O ex-dirigente comunista, que deixou o partido em 2009, já depois do movimento dos renovadores, de João Amaral (1943-2003), e que levou à suspensão do histórico Carlos Brito, e à expulsão de Edgar Correia e Carlos Luís Figueira, em 2003, revela no livro que o então líder comunista, Carlos Carvalhas, lhe deu a entender que não ia haver sanções na reunião do Comité Central, onde vieram a acontecer.

Se numa entrevista à revista Visão, em 2000, elogiou o papel de Carvalhas para evitar divisões e estragos maiores numa fase “particularmente difícil” após a demissão de Edgar Correia da comissão política, três anos depois Domingos Lopes revela o papel do agora ex-líder.

“O Carlos, sem nunca o dizer expressamente, deu-me a entender que não ia haver sanções, o que me deixou satisfeitíssimo”, escreveu o dissidente comunista que, na reunião do dia seguinte do Comité Central, diz ter sido “dos primeiros a pedir a palavra” para se opor às sanções e apresentar a sua demissão daquele órgão.

Foi “um choque”, admitiu, sem entrar em mais pormenores sobre Carvalhas no processo de expulsões.

Olhando para esses dias, recordou que, após essas expulsões, “os que estava ‘tocados’ pela peste ‘renovadora’ ou ‘liquidacionista’ foram esquecidos e ficaram no limbo até deixarem de fazer parte do ativo” e “centenas e centenas de militantes deixaram o partido”.

Apesar do acordo parlamentar com o PS, e de alguns ganhos eleitorais, antes de 2019, Domingo Lopes considera que “o PCP vem definhando, infelizmente”, sem fazer uma análise à liderança de Jerónimo de Sousa.

Os jovens “não votam no PCP e não se sentem atraídos pelo modo como o partido faz política” e “a culpa é sempre dos outros e nunca da direção”.

Os resultados das legislativas de 2019 mostram, segundo alega, “uma queda significativa do partido”, com a perda de cinco deputados, e, “por outro lado, o mesmo ensimesmamento”, atribuindo-se a “responsabilidade dos resultados a fatores externos à direção”.
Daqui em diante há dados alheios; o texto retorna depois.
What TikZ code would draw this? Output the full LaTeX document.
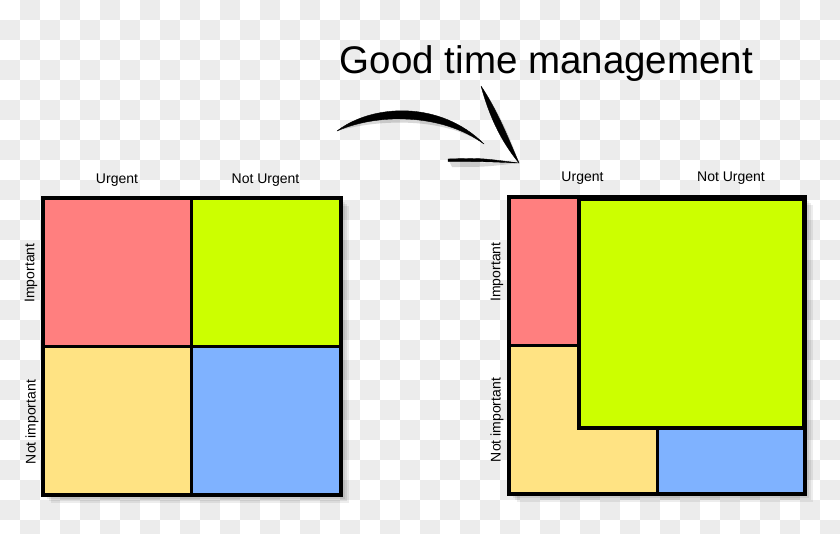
\documentclass[tikz,border=0pt]{standalone}
\usepackage{fontspec}
\setmainfont{Liberation Sans}
\definecolor{checkgray}{HTML}{ECECEC}
\definecolor{qred}{HTML}{FF7F7F}
\definecolor{qgreen}{HTML}{CCFF00}
\definecolor{qyellow}{HTML}{FFE383}
\definecolor{qblue}{HTML}{7FB2FF}
\tikzset{
  quad/.style={draw=black, line width=3pt, line join=miter},
  frame/.style={draw=black, line width=3.6pt, line join=miter},
  lbl/.style={font=\fontsize{14}{16}\selectfont, inner sep=0pt},
  ttl/.style={font=\fontsize{38.5}{46}\selectfont, inner sep=0pt},
  shd/.style={fill=black, fill opacity=0.07, draw=none},
  swoosh/.style={fill=black, draw=black, line width=0.4pt, line join=round}
}
\begin{document}
\begin{tikzpicture}[x=1pt,y=-1pt]
\useasboundingbox (0,0) rectangle (840,533);
\fill[white] (0,0) rectangle (840,533);
% checkerboard background
\foreach \i in {0,...,41}{
  \foreach \j in {0,...,26}{
    \pgfmathtruncatemacro\chk{mod(\i+\j,2)}
    \ifnum\chk=1 \fill[checkgray] (\i*20,\j*20) rectangle ++(20,20); \fi
  }
}
% soft shadows of the two grids
\foreach \d in {2,4,6,8}{
  \fill[shd] (43+\d,198+\d) rectangle (341+\d,495+\d);
  \fill[shd] (509+\d,197+\d) rectangle (805+\d,494+\d);
}
% ---- left grid ----
\path[quad, fill=qred]    (43,198)    rectangle (191.5,346.5);
\path[quad, fill=qgreen]  (191.5,198) rectangle (341,346.5);
\path[quad, fill=qyellow] (43,346.5)  rectangle (191.5,495);
\path[quad, fill=qblue]   (191.5,346.5) rectangle (341,495);
\path[frame] (43,198) rectangle (341,495);
% ---- right grid ----
\path[quad, fill=qred] (509,197) rectangle (579,345);
\path[quad, fill=qyellow] (509,345) -- (579,345) -- (579,428) -- (657,428) -- (657,494) -- (509,494) -- cycle;
\path[quad, fill=qblue] (657,428) rectangle (805,494);
\path[quad, line width=4pt, fill=qgreen] (579,199) rectangle (804,428);
\path[frame] (509,197) rectangle (805,494);
% ---- labels ----
\node[lbl] (u1) at (117,180) {Urgent};
\node[lbl] (nu1) at (265.5,180) {Not Urgent};
\node[lbl, rotate=90] (i1) at (31,273) {Important};
\node[lbl, rotate=90] (ni1) at (32,422) {Not important};
\node[lbl] (u2) at (582.5,178) {Urgent};
\node[lbl] (nu2) at (731,178) {Not Urgent};
\node[lbl, rotate=90] (i2) at (497,272) {Important};
\node[lbl, rotate=90] (ni2) at (497,420) {Not important};
% ---- title ----
\node[ttl, anchor=base] (title) at (546.5,73) {Good time management};
% ---- swoosh arrow ----
\coordinate (sA) at (337,131);
\coordinate (sB) at (484,144);
\coordinate (tip) at (519,163);
\coordinate (hU) at (481,86);
\coordinate (hL) at (448,159);
\begin{scope}[shift={(4,5)}]
  \fill[black, opacity=0.15] (sA) .. controls (372,104) and (440,100) .. (sB) .. controls (440,112) and (375,114) .. (sA) -- cycle;
  \fill[black, opacity=0.15] (hU) .. controls (497,110) and (507,135) .. (tip) .. controls (500,140) and (489,115) .. (hU) -- cycle;
  \fill[black, opacity=0.15] (hL) .. controls (480,158) .. (tip) .. controls (480,162) .. (448,162) -- cycle;
\end{scope}
\path[swoosh] (sA) .. controls (372,104) and (440,100) .. (sB) .. controls (440,112) and (375,114) .. (sA) -- cycle;
\path[swoosh] (hU) .. controls (497,110) and (507,135) .. (tip) .. controls (500,140) and (489,115) .. (hU) -- cycle;
\path[swoosh] (hL) .. controls (480,158) .. (tip) .. controls (480,161.5) .. (448,161.5) -- cycle;
\end{tikzpicture}
\end{document}
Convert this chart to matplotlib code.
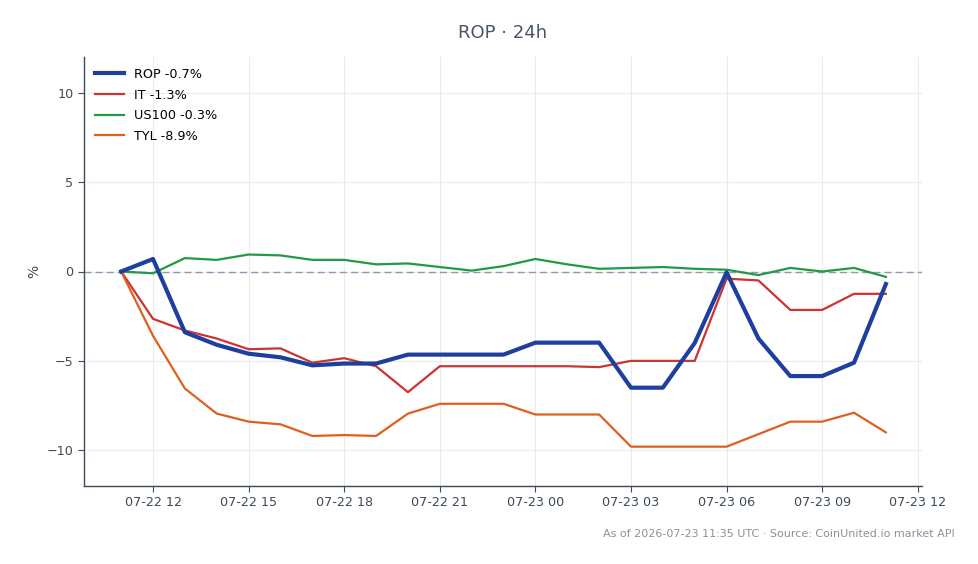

“O que revela uma incapacidade de julgar as orientações protagonizadas, isto é, uma espécie de anquilose própria da falta de rejuvenescimento”, lê-se no livro editado pela Guerra e Paz que entra no circuito livreiro em 04 de fevereiro.

E de Marcelo Rebelo de Sousa, o atual Presidente da República, o que diz Domingo Lopes, o comunista que promete continuar a sê-lo, ainda eu sem partido?

O dissidente comunista lembra que em maio de 1974 Marcelo era assistente universitário na Faculdade de Direito, frequentada por Domingos Lopes, dirigente da União de Estudantes Comunistas (UEC), numa altura em que militantes do MRPP fizeram um “julgamento popular” do ex-ministro da justiça de Salazar e professor Cavaleiro Ferreira.

“Cheirava-lhe que os ‘jovens guardas vermelhos’ do MRPP o pudessem sanear”, foi falar com Domingos Lopes: “O que é que ele tinha para me dizer? Uma coisa muito simples: ele estava totalmente do nosso lado, o que nos separava era o leninismo, considerava-se apenas marxista”.

Um episódio que, segundo escreveu, é “bem revelador do que viria a ser, mais tarde, a personalidade do então jovem assistente Marcelo Rebelo de Sousa”.